There is a real prospect that the dispute about the input tax claim on a car will not be resolved before 30 October 2015.

Although we have confidence in our case, the outcome might be that Arthur is found not to have incurred a qualifying relevant penalty in respect of the input tax claim. This might happen if, for example, the tribunal were to find Arthur’s conduct careless rather than deliberate or that there should have been full reduction for the quality of disclosure. In either case we would not be allowed to publish details in respect of that penalty.

If we delay considering publication until the appeal is concluded (which could be after 30 October 2015) and Arthur is found not to have incurred a qualifying relevant penalty in respect of the input tax claim, there is a risk that we will not be able to publish details of the qualifying relevant penalties relating to the omitted income.

Having considered that possibility, shortly after the appeals against the tax and penalty assessments relating to the input tax claim are received MSD begins the process to publish details of the qualifying relevant penalties relating to the omitted income.

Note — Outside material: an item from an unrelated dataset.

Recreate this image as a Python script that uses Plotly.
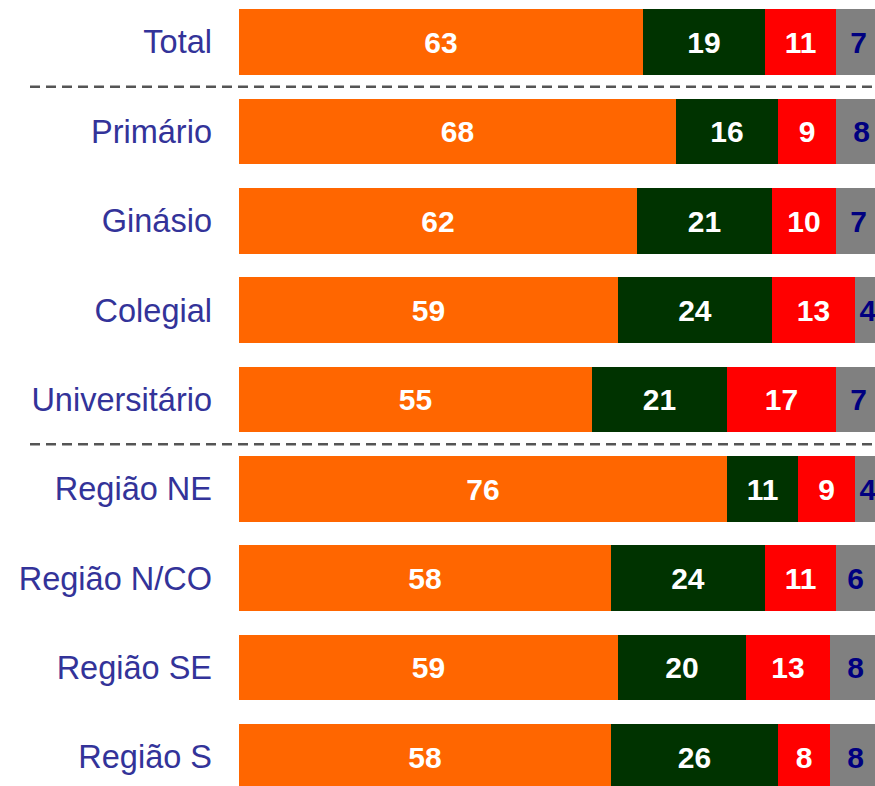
import plotly.graph_objects as go

categories = ["Total", "Primário", "Ginásio", "Colegial", "Universitário",
              "Região NE", "Região N/CO", "Região SE", "Região S"]
series_1 = [63, 68, 62, 59, 55, 76, 58, 59, 58]
series_2 = [19, 16, 21, 24, 21, 11, 24, 20, 26]
series_3 = [11, 9, 10, 13, 17, 9, 11, 13, 8]
series_4 = [7, 8, 7, 4, 7, 4, 6, 8, 8]
separators_after = [0, 4]  # dashed lines after these category indices

series = [
    (series_1, "#FF6600", "#FFFFFF"),
    (series_2, "#003300", "#FFFFFF"),
    (series_3, "#FF0000", "#FFFFFF"),
    (series_4, "#808080", "#000080"),
]

fig = go.Figure()
for vals, color, tcolor in series:
    fig.add_trace(go.Bar(
        y=categories, x=vals, orientation="h",
        marker=dict(color=color, line=dict(width=0)),
        width=0.735,
        text=[str(v) for v in vals],
        texttemplate="%{text}",
        textposition="inside",
        insidetextanchor="middle",
        textangle=0,
        textfont=dict(family="Liberation Sans, Arial, sans-serif", size=30,
                      color=tcolor, weight="bold"),
        hoverinfo="skip",
        showlegend=False,
    ))

for idx in separators_after:
    fig.add_shape(type="line", xref="paper", yref="y",
                  x0=(30 - 239) / 636, x1=1.0, y0=idx + 0.5, y1=idx + 0.5,
                  line=dict(color="#555555", width=2.5, dash="10px,6px"))

fig.update_layout(
    barmode="stack",
    width=875, height=786,
    margin=dict(l=239, r=0, t=0, b=0),
    paper_bgcolor="white", plot_bgcolor="white",
    bargap=0,
    xaxis=dict(range=[0, 636 / 6.42], visible=False, fixedrange=True),
    yaxis=dict(
        type="category",
        categoryorder="array", categoryarray=categories,
        range=[8.3245, -0.47],
        showgrid=False, zeroline=False, showline=False, ticks="",
        tickfont=dict(family="Liberation Sans, Arial, sans-serif", size=32.5,
                      color="#333399"),
        ticklabelstandoff=26,
    ),
)

fig.write_html("out.html",
               config={"displayModeBar": False},
               post_script="document.body.style.margin='0';document.body.style.overflow='hidden';")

MSD checks that the answers to all five publication questions are ‘yes’.

MSD writes to Arthur to confirm that HMRC intends to publish his details in respect of the qualifying relevant penalties for omitted income and to invite him to make any representations as to why HMRC should not publish those details.

Arthur does provide representations and the nominated Deputy Director at MSD considers these carefully.

However, having done so, the nominated Deputy Director decides that HMRC will publish Arthur’s details.

Publication

MSD arranges for Arthur’s details to be placed on the GOV.UK website on 31 March 2015. They are removed before 30 March 2016.